Among the filmmakers showcasing their cinema at this year’s Doc Fortnight festival are two Africans—Akosua Adoma Owusu, a Ghanaian-American and Lemohang Jeremiah Mosese, Lesotho-born German director
The filmmakers join a list of other leading filmmakers, including Michael Almereyda, Terence Nance, Denic Cote, Sky Hopinka, Lucretia Martel, Ben Rivers, Lynne Sachs, Kazuhiro Soda, Rogers Ross Williams, and Maya Khoury.
Ms. Owusu’s films, a trilogy titled “Welcome to the Jungle” examines blackness and cultural appropriation in pop-culture as well as in the Western society. The trilogy delved into the intricate history of the Afro hair style and other unique black hair styles, as well as paid tributes to black hair stylists and their businesses.

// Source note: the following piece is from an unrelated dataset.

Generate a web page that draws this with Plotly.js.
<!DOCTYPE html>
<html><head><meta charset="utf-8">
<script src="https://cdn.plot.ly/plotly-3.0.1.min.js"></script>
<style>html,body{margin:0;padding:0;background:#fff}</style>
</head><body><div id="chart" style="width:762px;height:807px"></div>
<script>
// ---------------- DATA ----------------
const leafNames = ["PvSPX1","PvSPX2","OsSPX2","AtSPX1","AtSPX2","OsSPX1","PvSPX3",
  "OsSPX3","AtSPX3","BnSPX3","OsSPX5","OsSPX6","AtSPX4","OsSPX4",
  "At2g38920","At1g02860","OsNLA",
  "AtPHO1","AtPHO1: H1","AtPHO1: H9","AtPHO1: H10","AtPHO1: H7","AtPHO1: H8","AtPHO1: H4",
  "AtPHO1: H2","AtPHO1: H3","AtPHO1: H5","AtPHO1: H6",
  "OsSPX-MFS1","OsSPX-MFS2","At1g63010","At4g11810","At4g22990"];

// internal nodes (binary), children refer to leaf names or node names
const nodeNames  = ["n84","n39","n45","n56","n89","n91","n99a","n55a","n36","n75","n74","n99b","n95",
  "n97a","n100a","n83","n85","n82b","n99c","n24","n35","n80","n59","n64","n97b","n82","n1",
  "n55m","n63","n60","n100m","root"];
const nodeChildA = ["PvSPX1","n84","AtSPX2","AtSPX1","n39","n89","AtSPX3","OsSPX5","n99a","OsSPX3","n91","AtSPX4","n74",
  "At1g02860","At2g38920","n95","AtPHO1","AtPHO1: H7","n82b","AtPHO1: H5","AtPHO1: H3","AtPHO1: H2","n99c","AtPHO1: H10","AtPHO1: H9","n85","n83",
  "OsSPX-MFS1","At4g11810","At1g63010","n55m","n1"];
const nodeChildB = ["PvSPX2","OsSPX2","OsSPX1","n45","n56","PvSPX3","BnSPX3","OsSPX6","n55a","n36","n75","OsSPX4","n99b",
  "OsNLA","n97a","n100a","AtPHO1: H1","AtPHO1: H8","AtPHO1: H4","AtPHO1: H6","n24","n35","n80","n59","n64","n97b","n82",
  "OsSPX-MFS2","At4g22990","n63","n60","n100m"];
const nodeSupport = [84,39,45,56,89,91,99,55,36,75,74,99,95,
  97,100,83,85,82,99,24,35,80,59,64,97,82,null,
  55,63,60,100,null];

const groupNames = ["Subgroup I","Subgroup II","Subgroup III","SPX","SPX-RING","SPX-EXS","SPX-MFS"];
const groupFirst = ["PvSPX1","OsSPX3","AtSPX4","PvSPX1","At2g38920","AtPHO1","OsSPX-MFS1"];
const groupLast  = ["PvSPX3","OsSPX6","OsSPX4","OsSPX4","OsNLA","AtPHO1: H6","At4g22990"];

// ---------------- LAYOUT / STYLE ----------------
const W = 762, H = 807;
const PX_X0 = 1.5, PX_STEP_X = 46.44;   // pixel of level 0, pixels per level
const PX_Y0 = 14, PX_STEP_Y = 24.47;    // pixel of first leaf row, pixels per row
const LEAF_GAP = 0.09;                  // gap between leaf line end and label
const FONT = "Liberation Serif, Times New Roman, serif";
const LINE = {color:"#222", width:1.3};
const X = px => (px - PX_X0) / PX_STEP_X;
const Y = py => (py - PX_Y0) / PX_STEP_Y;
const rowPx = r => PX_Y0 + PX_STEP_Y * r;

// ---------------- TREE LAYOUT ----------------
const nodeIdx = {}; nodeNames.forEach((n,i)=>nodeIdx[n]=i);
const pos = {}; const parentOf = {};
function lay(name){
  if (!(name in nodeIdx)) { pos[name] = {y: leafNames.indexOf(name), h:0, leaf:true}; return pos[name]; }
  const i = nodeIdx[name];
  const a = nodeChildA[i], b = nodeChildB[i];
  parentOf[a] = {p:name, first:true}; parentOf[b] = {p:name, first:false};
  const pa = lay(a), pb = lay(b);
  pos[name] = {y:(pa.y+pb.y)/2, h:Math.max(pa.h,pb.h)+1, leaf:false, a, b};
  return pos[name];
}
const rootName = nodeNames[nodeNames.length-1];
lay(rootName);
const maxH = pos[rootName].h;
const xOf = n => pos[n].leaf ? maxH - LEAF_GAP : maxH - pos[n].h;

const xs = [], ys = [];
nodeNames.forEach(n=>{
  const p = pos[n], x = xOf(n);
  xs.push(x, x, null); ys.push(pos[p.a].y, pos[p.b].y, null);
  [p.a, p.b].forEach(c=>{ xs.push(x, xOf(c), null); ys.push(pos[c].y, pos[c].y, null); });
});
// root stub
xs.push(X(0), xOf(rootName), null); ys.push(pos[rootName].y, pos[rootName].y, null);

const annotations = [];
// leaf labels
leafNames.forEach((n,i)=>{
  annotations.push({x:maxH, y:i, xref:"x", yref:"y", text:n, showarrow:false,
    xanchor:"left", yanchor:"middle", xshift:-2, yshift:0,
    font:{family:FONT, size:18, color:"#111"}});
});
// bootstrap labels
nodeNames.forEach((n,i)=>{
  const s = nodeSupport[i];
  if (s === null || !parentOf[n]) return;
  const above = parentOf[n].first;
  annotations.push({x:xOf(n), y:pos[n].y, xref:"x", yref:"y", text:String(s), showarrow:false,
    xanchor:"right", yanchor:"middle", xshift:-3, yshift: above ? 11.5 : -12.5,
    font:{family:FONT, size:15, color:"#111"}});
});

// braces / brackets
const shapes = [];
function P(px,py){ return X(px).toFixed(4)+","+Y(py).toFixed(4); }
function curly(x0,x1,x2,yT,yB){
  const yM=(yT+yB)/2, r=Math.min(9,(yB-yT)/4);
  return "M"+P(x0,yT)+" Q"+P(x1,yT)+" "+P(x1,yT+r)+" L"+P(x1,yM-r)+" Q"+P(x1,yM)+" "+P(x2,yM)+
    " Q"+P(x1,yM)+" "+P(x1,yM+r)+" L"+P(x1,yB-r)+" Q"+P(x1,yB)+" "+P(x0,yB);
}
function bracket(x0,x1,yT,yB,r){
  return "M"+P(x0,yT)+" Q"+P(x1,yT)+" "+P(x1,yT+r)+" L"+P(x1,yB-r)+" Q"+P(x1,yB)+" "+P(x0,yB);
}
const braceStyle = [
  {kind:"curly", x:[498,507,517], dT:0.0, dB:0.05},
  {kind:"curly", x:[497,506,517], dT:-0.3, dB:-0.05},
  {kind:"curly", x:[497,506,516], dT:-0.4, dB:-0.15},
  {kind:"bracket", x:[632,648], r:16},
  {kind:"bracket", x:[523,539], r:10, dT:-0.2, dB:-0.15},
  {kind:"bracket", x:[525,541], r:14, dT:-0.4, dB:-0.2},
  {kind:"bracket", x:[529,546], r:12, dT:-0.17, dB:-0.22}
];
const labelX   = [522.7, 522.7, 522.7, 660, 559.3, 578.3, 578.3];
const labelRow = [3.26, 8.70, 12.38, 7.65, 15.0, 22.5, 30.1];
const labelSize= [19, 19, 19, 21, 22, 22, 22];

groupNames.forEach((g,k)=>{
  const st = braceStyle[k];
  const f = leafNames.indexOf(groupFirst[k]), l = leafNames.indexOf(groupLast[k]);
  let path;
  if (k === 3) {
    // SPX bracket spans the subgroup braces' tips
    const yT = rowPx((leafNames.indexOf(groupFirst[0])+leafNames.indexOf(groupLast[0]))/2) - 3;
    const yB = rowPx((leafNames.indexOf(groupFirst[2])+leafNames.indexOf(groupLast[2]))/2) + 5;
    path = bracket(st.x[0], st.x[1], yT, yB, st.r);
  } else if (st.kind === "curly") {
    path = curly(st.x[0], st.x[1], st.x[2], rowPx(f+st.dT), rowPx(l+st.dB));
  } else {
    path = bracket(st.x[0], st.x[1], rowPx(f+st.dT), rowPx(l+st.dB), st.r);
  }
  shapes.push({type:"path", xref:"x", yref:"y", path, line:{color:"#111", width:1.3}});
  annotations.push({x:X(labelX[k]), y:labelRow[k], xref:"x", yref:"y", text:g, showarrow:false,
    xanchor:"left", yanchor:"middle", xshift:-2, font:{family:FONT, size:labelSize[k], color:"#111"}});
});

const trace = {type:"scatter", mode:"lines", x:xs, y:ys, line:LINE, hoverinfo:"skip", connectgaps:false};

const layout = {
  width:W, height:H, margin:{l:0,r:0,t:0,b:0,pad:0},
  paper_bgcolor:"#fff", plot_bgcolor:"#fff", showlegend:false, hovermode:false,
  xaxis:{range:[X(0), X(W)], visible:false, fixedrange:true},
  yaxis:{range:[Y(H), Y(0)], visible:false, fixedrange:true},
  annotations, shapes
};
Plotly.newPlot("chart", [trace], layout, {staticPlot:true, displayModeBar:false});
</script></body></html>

Mr. Mosese’s film,“Mother, I Am Suffocating. This is My Last Film About You” is an elegiac semi-autobiographical film that looks at the double-edged of voluntary human migration and expatriation as well as the rudimentary rage that both can produce. The film also examines the legacies of colonialism and Christianity in Africa.
The festival is organized by Joshua Siegel, curator; with Stergios Dinopoulos, Department of Film at the MoMA and Kathy Brew, Consulting curator.

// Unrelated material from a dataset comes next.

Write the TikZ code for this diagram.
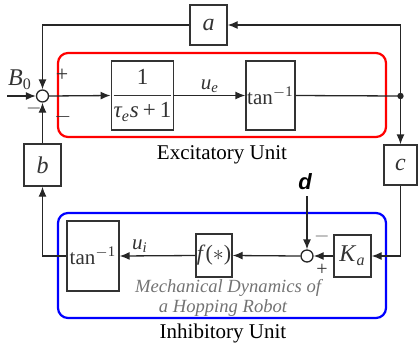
\documentclass[tikz,border=0pt]{standalone}
\usepackage{amsmath}
\usepackage{fontspec}
\setmainfont{Liberation Serif}
\setsansfont{Liberation Sans}
\usetikzlibrary{arrows.meta}
\begin{document}
\begin{tikzpicture}[x=0.5pt,y=-0.5pt,
  blk/.style={draw=black!80, line width=0.65pt, inner sep=0pt, text=black!80},
  sumc/.style={draw=black!85, line width=0.65pt, circle, minimum size=6pt, inner sep=0pt},
  arr/.style={-{Latex[length=5pt,width=4pt]}, line width=0.65pt, draw=black!85},
  ln/.style={line width=0.65pt, draw=black!85},
  unit/.style={rounded corners=5pt, line width=1.1pt},
  lab/.style={inner sep=0pt, text=black!80}
]
\useasboundingbox (0,0) rectangle (418,350);
% unit boxes
\draw[unit, draw=red] (58,53) rectangle (386,137);
\draw[unit, draw=blue] (58,213) rectangle (386,318);
% blocks
\node[blk, minimum width=18.5pt, minimum height=20pt, font=\fontsize{12}{12}\selectfont\itshape] (a) at (208.5,25) {a};
\node[sumc] (s1) at (42.5,96) {};
\node[blk, minimum width=30.5pt, minimum height=34.5pt, font=\fontsize{11.5}{12}\selectfont] (g1) at (142.5,95.5)
  {$\dfrac{\text{1}}{\text{\itshape τ}_{\text{\itshape e}}\text{\itshape s}\,\text{+}\,\text{1}}$};
\node[blk, minimum width=24.5pt, minimum height=34.5pt, font=\fontsize{10.5}{12}\selectfont] (tE) at (270.5,95.5) {tan\textsuperscript{$-$1}};
\coordinate (dot) at (400.5,96);
\node[blk, minimum width=16.5pt, minimum height=20pt, font=\fontsize{12}{12}\selectfont\itshape] (c) at (400.5,165) {c};
\node[blk, minimum width=18.5pt, minimum height=21pt, font=\fontsize{12}{12}\selectfont\itshape] (b) at (42.5,165) {b};
\node[blk, minimum width=26pt, minimum height=35pt, font=\fontsize{10.5}{12}\selectfont] (tI) at (93,256) {tan\textsuperscript{$-$1}};
\node[blk, minimum width=18pt, minimum height=21.5pt, font=\fontsize{11}{12}\selectfont] (f) at (214,255.5) {\textit{f}($\ast$)};
\node[sumc] (s2) at (307,256) {};
\node[blk, minimum width=18.5pt, minimum height=21pt, font=\fontsize{12}{12}\selectfont] (Ka) at (352.5,256) {\textit{K}\textsubscript{\textit{a}}};
\coordinate (B0in) at (7,96);
\coordinate (dpt) at (307,196);
% connectors
\draw[arr] (B0in) -- (s1.west);
\draw[arr] (s1.east) -- (g1.west);
\draw[arr] (g1.east) -- (tE.west);
\draw[ln] (tE.east) -- (dot);
\fill[black!85] (dot) circle (1.6pt);
\draw[arr] (dot) -- (c.north);
\draw[arr] (dot) |- (a.east);
\draw[arr] (a.west) -| (s1.north);
\draw[arr] (b.north) -- (s1.south);
\draw[arr] (tI.west) -| (b.south);
\draw[arr] (c.south) |- (Ka.east);
\draw[arr] (Ka.west) -- (s2.east);
\draw[arr] (dpt) -- (s2.north);
\draw[arr] (s2.west) -- (f.east);
\draw[arr] (f.west) -- (tI.east);
% labels
\node[lab, font=\fontsize{12}{12}\selectfont] (B0) at (20,80) {\textit{B}\textsubscript{0}};
\node[lab, font=\fontsize{11}{12}\selectfont] (p1) at (62,75) {+};
\node[lab, font=\fontsize{11}{12}\selectfont] (m1) at (63,117) {$-$};
\node[lab, font=\fontsize{10}{12}\selectfont\bfseries] (m1b) at (34,108) {$-$};
\node[lab, font=\fontsize{10.5}{12}\selectfont] (ue) at (210,86) {\textit{u}\textsubscript{\textit{e}}};
\node[lab, font=\fontsize{10.5}{12}\selectfont] (ui) at (140,246) {\textit{u}\textsubscript{\textit{i}}};
\node[lab, font=\fontsize{10.5}{12}\selectfont, text=black] (eu) at (222,155) {Excitatory Unit};
\node[lab, font=\fontsize{10.5}{12}\selectfont, text=black] (iu) at (223,333) {Inhibitory Unit};
\node[lab, font=\fontsize{9.3}{12}\selectfont\itshape, text=black!55] (mech1) at (228,288) {Mechanical Dynamics of};
\node[lab, font=\fontsize{9.3}{12}\selectfont\itshape, text=black!55] (mech2) at (223,308) {a Hopping Robot};
\node[lab, font=\fontsize{11}{12}\selectfont\sffamily\bfseries\itshape, text=black] (d) at (305,182) {d};
\node[lab, font=\fontsize{10}{12}\selectfont, text=black!60] (m2) at (322,236) {$-$};
\node[lab, font=\fontsize{10}{12}\selectfont] (p2) at (322,270) {+};
\end{tikzpicture}
\end{document}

Below are three other films we are looking forward to at the festival:
Narrated by Tilda Swinton, Jane Fonda, Debra Winger, Adjoa Andoh, Kerry Fox, Women Make Film: A New Road Movie through Cinema, 2018, Mark Counsin’s personal journey through more than 120 years of filmmaking by women is not only a magisterial attempt to begin rectifying the wrongs of most history writing, but also a whirlwind celebration of forgotten or under appreciated visionaries like Sarah Maldoror from Angola, Binka Zhelyazkova from Bulgaria, and Margaret Tait from Scotland, told through mesmerizing scenes from their movies.
Overseas, directed by Sung-a Yoon is a disturbing look at a training center for Filipino women who are leaving their own young children and elderly parents to become domestic maids and nannies abroad, principally in Asia and the Middle East. through role-playing exercises, the woman must confront the prospect of sexual assault, verbal abude and virtual enslavement n the homes where they will work
Umbilical– directed by Danski Tang (short film) explores how her mother’s abusive marriage shaped her won experiences as a child at a boarding school in China.